(WORK TO BE COMPLETED)
Copy the listing verbatim, excluding any images found in it.

══════

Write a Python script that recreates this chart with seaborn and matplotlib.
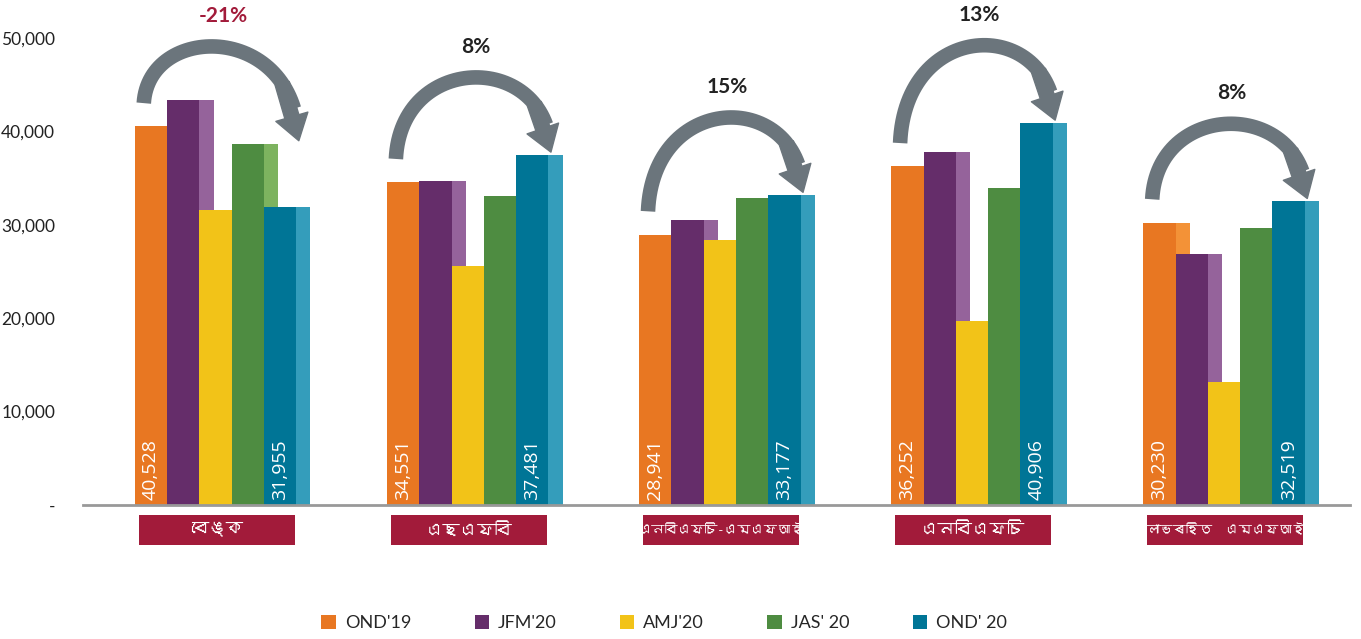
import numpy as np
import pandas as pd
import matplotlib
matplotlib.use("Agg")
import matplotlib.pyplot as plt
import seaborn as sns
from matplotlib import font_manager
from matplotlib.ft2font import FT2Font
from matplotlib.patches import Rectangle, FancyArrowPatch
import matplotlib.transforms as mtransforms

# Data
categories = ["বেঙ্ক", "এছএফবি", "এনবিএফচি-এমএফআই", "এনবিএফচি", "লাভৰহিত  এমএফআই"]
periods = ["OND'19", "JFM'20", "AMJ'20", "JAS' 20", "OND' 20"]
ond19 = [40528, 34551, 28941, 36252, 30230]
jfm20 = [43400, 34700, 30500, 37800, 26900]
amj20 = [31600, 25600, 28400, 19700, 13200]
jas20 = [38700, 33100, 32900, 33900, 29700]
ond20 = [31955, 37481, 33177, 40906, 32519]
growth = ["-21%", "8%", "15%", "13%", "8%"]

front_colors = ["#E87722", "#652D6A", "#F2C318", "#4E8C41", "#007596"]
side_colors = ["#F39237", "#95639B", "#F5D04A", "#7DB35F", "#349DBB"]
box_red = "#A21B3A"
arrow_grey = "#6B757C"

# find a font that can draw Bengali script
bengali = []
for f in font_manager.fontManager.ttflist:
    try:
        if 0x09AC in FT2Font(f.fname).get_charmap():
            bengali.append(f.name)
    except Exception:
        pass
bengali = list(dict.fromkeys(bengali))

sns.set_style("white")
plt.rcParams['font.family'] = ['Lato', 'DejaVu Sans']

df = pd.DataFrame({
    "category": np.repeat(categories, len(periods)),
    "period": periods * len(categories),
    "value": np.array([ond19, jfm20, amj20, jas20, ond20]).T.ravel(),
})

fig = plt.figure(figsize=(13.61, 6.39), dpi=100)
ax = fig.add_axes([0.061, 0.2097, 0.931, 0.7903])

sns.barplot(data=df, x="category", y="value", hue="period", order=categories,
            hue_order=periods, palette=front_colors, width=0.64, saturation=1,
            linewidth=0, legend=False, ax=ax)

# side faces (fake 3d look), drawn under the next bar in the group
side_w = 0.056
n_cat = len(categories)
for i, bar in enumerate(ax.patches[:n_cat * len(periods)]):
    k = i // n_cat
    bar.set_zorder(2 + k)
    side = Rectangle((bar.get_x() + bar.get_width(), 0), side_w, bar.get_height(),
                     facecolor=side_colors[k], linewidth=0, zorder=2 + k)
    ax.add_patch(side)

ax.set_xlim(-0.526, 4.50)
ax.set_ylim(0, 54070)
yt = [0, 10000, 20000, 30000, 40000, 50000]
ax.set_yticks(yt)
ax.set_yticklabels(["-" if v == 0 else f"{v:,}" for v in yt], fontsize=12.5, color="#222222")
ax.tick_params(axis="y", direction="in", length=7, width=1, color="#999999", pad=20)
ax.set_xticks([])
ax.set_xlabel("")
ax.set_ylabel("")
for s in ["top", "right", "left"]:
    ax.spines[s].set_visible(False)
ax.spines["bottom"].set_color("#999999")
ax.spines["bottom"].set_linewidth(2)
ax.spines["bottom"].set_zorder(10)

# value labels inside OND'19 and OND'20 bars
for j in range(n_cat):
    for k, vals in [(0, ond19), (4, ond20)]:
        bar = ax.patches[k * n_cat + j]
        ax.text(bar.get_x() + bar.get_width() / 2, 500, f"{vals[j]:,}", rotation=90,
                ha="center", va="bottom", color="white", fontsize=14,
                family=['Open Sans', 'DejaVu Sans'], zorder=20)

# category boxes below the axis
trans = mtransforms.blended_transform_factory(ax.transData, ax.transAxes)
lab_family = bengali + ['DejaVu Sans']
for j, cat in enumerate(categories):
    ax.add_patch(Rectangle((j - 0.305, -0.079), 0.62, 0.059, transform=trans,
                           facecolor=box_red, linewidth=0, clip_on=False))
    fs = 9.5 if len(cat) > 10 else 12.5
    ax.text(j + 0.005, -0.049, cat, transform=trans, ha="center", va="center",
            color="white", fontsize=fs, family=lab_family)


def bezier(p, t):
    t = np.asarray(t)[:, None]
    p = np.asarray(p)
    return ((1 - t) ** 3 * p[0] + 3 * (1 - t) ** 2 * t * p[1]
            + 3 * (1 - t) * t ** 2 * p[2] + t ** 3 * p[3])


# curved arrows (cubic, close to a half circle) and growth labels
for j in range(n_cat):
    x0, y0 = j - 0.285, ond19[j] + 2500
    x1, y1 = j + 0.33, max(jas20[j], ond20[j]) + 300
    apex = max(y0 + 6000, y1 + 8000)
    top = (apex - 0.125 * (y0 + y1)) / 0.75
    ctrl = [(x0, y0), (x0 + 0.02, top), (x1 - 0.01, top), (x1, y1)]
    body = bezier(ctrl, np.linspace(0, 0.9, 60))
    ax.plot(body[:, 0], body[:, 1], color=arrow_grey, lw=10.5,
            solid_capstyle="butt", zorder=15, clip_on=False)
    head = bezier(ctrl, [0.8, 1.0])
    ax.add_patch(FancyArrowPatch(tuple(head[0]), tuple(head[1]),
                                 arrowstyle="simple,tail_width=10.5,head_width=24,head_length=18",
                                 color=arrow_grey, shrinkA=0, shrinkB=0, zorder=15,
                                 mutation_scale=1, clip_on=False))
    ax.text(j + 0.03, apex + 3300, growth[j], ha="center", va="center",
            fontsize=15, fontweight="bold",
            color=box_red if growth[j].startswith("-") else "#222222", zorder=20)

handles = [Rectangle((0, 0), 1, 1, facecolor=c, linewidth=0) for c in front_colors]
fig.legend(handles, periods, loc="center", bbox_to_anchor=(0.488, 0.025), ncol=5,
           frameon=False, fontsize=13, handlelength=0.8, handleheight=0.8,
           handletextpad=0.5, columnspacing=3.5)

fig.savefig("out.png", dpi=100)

══════

(THE SOLUTION)
Write a Python script that recreates this chart with seaborn and matplotlib.
import numpy as np
import pandas as pd
import matplotlib
matplotlib.use("Agg")
import matplotlib.pyplot as plt
import seaborn as sns
from matplotlib import font_manager
from matplotlib.ft2font import FT2Font
from matplotlib.patches import Rectangle, FancyArrowPatch
import matplotlib.transforms as mtransforms

# Data
categories = ["বেঙ্ক", "এছএফবি", "এনবিএফচি-এমএফআই", "এনবিএফচি", "লাভৰহিত  এমএফআই"]
periods = ["OND'19", "JFM'20", "AMJ'20", "JAS' 20", "OND' 20"]
ond19 = [40528, 34551, 28941, 36252, 30230]
jfm20 = [43400, 34700, 30500, 37800, 26900]
amj20 = [31600, 25600, 28400, 19700, 13200]
jas20 = [38700, 33100, 32900, 33900, 29700]
ond20 = [31955, 37481, 33177, 40906, 32519]
growth = ["-21%", "8%", "15%", "13%", "8%"]

front_colors = ["#E87722", "#652D6A", "#F2C318", "#4E8C41", "#007596"]
side_colors = ["#F39237", "#95639B", "#F5D04A", "#7DB35F", "#349DBB"]
box_red = "#A21B3A"
arrow_grey = "#6B757C"

# find a font that can draw Bengali script
bengali = []
for f in font_manager.fontManager.ttflist:
    try:
        if 0x09AC in FT2Font(f.fname).get_charmap():
            bengali.append(f.name)
    except Exception:
        pass
bengali = list(dict.fromkeys(bengali))

sns.set_style("white")
plt.rcParams['font.family'] = ['Lato', 'DejaVu Sans']

df = pd.DataFrame({
    "category": np.repeat(categories, len(periods)),
    "period": periods * len(categories),
    "value": np.array([ond19, jfm20, amj20, jas20, ond20]).T.ravel(),
})

fig = plt.figure(figsize=(13.61, 6.39), dpi=100)
ax = fig.add_axes([0.061, 0.2097, 0.931, 0.7903])

sns.barplot(data=df, x="category", y="value", hue="period", order=categories,
            hue_order=periods, palette=front_colors, width=0.64, saturation=1,
            linewidth=0, legend=False, ax=ax)

# side faces (fake 3d look), drawn under the next bar in the group
side_w = 0.056
n_cat = len(categories)
for i, bar in enumerate(ax.patches[:n_cat * len(periods)]):
    k = i // n_cat
    bar.set_zorder(2 + k)
    side = Rectangle((bar.get_x() + bar.get_width(), 0), side_w, bar.get_height(),
                     facecolor=side_colors[k], linewidth=0, zorder=2 + k)
    ax.add_patch(side)

ax.set_xlim(-0.526, 4.50)
ax.set_ylim(0, 54070)
yt = [0, 10000, 20000, 30000, 40000, 50000]
ax.set_yticks(yt)
ax.set_yticklabels(["-" if v == 0 else f"{v:,}" for v in yt], fontsize=12.5, color="#222222")
ax.tick_params(axis="y", direction="in", length=7, width=1, color="#999999", pad=20)
ax.set_xticks([])
ax.set_xlabel("")
ax.set_ylabel("")
for s in ["top", "right", "left"]:
    ax.spines[s].set_visible(False)
ax.spines["bottom"].set_color("#999999")
ax.spines["bottom"].set_linewidth(2)
ax.spines["bottom"].set_zorder(10)

# value labels inside OND'19 and OND'20 bars
for j in range(n_cat):
    for k, vals in [(0, ond19), (4, ond20)]:
        bar = ax.patches[k * n_cat + j]
        ax.text(bar.get_x() + bar.get_width() / 2, 500, f"{vals[j]:,}", rotation=90,
                ha="center", va="bottom", color="white", fontsize=14,
                family=['Open Sans', 'DejaVu Sans'], zorder=20)

# category boxes below the axis
trans = mtransforms.blended_transform_factory(ax.transData, ax.transAxes)
lab_family = bengali + ['DejaVu Sans']
for j, cat in enumerate(categories):
    ax.add_patch(Rectangle((j - 0.305, -0.079), 0.62, 0.059, transform=trans,
                           facecolor=box_red, linewidth=0, clip_on=False))
    fs = 9.5 if len(cat) > 10 else 12.5
    ax.text(j + 0.005, -0.049, cat, transform=trans, ha="center", va="center",
            color="white", fontsize=fs, family=lab_family)


def bezier(p, t):
    t = np.asarray(t)[:, None]
    p = np.asarray(p)
    return ((1 - t) ** 3 * p[0] + 3 * (1 - t) ** 2 * t * p[1]
            + 3 * (1 - t) * t ** 2 * p[2] + t ** 3 * p[3])


# curved arrows (cubic, close to a half circle) and growth labels
for j in range(n_cat):
    x0, y0 = j - 0.285, ond19[j] + 2500
    x1, y1 = j + 0.33, max(jas20[j], ond20[j]) + 300
    apex = max(y0 + 6000, y1 + 8000)
    top = (apex - 0.125 * (y0 + y1)) / 0.75
    ctrl = [(x0, y0), (x0 + 0.02, top), (x1 - 0.01, top), (x1, y1)]
    body = bezier(ctrl, np.linspace(0, 0.9, 60))
    ax.plot(body[:, 0], body[:, 1], color=arrow_grey, lw=10.5,
            solid_capstyle="butt", zorder=15, clip_on=False)
    head = bezier(ctrl, [0.8, 1.0])
    ax.add_patch(FancyArrowPatch(tuple(head[0]), tuple(head[1]),
                                 arrowstyle="simple,tail_width=10.5,head_width=24,head_length=18",
                                 color=arrow_grey, shrinkA=0, shrinkB=0, zorder=15,
                                 mutation_scale=1, clip_on=False))
    ax.text(j + 0.03, apex + 3300, growth[j], ha="center", va="center",
            fontsize=15, fontweight="bold",
            color=box_red if growth[j].startswith("-") else "#222222", zorder=20)

handles = [Rectangle((0, 0), 1, 1, facecolor=c, linewidth=0) for c in front_colors]
fig.legend(handles, periods, loc="center", bbox_to_anchor=(0.488, 0.025), ncol=5,
           frameon=False, fontsize=13, handlelength=0.8, handleheight=0.8,
           handletextpad=0.5, columnspacing=3.5)

fig.savefig("out.png", dpi=100)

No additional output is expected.